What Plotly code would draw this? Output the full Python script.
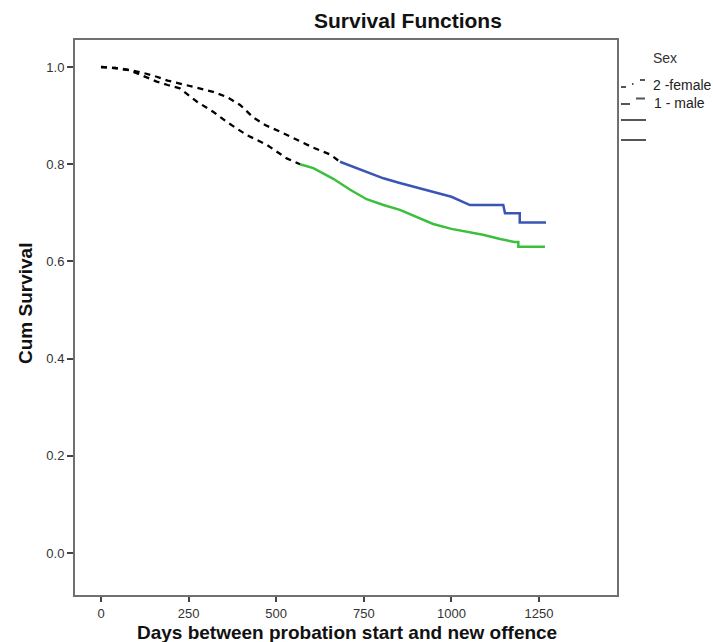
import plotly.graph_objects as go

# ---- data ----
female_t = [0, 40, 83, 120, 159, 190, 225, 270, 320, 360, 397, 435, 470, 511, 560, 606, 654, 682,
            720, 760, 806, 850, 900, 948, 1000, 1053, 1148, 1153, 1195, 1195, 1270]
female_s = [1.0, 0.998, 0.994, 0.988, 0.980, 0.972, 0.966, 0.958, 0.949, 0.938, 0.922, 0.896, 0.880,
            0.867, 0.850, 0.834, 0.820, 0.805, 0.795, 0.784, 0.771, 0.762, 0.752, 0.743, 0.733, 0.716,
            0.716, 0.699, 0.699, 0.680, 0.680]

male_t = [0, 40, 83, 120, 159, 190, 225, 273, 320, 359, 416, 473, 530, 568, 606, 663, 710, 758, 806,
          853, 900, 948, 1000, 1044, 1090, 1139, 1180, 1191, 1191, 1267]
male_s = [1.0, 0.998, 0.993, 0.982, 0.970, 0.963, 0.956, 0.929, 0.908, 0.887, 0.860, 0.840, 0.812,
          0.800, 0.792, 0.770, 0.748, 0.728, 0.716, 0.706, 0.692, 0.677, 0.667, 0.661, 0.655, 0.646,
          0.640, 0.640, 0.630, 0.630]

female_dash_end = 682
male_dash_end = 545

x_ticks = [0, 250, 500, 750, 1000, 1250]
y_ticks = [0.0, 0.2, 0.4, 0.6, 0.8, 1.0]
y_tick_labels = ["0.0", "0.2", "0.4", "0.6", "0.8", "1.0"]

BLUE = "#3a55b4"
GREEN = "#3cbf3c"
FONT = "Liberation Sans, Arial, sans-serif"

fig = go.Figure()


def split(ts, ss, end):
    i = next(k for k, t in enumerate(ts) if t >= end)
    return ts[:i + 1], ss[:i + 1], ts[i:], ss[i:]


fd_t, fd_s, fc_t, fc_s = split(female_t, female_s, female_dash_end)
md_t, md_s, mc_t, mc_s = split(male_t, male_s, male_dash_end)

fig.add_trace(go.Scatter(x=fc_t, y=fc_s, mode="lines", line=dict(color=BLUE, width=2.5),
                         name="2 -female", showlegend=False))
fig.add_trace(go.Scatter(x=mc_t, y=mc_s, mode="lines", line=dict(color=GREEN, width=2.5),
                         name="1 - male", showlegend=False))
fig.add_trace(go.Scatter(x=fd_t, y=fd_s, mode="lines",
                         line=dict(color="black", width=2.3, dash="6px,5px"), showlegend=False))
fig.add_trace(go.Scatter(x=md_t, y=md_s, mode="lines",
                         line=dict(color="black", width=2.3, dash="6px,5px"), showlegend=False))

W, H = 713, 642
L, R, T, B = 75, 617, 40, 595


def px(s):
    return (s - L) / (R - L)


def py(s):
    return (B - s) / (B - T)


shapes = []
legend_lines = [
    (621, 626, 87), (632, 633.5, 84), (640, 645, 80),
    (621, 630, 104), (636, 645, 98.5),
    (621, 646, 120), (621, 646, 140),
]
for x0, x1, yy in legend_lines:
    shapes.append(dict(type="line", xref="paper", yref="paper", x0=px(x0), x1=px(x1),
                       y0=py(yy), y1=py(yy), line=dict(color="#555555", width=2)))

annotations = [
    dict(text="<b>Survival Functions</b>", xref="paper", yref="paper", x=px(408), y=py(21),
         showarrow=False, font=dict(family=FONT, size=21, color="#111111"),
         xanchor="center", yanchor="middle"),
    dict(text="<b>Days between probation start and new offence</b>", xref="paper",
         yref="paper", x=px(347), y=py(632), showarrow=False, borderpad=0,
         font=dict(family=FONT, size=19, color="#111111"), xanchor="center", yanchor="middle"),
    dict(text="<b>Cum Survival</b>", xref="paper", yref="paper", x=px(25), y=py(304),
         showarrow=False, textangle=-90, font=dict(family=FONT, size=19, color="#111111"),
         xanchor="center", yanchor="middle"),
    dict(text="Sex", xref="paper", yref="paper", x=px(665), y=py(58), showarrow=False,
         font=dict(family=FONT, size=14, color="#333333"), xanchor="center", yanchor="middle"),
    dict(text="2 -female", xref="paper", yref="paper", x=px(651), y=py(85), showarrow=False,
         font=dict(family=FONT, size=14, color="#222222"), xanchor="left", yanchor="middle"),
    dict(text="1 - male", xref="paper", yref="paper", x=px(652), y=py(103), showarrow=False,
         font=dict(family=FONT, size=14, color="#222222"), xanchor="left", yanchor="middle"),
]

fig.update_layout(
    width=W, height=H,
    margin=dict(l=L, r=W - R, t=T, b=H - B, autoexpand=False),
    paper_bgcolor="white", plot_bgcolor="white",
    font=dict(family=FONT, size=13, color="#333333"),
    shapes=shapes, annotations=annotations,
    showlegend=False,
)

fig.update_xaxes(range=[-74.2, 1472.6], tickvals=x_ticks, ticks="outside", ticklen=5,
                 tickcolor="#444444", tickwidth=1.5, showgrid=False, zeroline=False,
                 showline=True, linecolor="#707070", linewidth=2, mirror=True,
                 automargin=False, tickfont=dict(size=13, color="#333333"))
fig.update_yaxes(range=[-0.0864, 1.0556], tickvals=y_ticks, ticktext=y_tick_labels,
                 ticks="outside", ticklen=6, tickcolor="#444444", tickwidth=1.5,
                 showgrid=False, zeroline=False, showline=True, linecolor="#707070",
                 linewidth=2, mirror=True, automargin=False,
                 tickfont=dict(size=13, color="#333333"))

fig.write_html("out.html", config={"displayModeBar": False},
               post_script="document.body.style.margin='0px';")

:::::

■ **WRITTEN INSTRUCTION**
Your task is to return the lines above, from the first one up to and including the line containing "import plotly.graph_objects as go", minus any pictures.

■ **SOLUTION FOR THIS EXERCISE**
What Plotly code would draw this? Output the full Python script.
import plotly.graph_objects as go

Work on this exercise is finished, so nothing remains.